Summer internship experiences “simply amazing” for this Kalamazoo College student

Skylar Young and Fabri-Kal Marketing Manager Emily Ewing
Skylar Young ’15 with Fabri-Kal Marketing Manager Emily Ewing in Washington, D.C.

Skylar Young ’15 is a policy intern working a summer internship in Washington, D.C. with Chris Adamo ’99, staff director for the United States Senate Committee on Agriculture, Forestry & Nutrition. Skylar’s internship was arranged through K’s Center for Career and Professional Development (CCPD). She recently sent this report to CCPD Director Joan Hawxhurst:

“I just wanted to send you and the rest of the CCPD department a thank you. Today, I had the amazing opportunity to hear Justice Elana Kagan speak to a select number of interns and then had lunch with Senator Debbie Stabenow in the Senate Dining Room.

“On the second day of my internship, the Senate Agriculture Committee held a hearing entitled “Grow it Here, Make it Here: Creating Jobs through Bio-Based Manufacturing.” The exhibition after the hearing demonstrated how bio-based products revitalize American manufacturing, and how it creates jobs for the economy.

“Chairwoman Sen. Debbie Stabenow from Michigan recognizes the integral connection between agriculture and manufacturing. Moreover, the Energy Title in the 2014 Farm Bill expanded eligible end-products to include renewable chemicals sources from biomass feedstock in the Bio-refinery Assistance Program.

“While I was perusing the exhibition to see all of the companies, I came across Fabri-Kal, a Kalamazoo-based company!
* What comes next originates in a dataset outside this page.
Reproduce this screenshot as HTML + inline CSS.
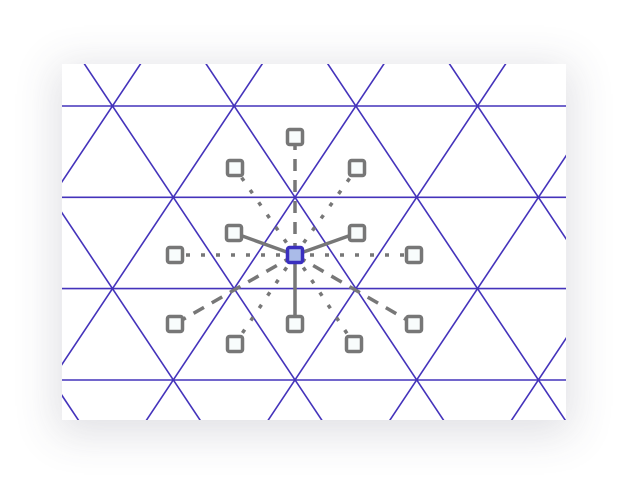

I immediately went up to the spokeswoman and told her I went to Kalamazoo College.

“Here I was interning at the Senate on Capitol Hill, for not even a week, and I cannot seem to escape Kalamazoo!

“It made me feel proud to see a business from the city being represented, especially since it was representing one of the thirty innovators across the country that was leading in bio-based manufacturing. Fabri-Kal is a foodservice packaging supplier that manufactures packaging using 100% bio-based content from plant material. The company earned the USDA Certified Bio-based Product Label.”

“These experiences are simply amazing, and I would not be here without the Kalamazoo College Center for Career and Professional Development.”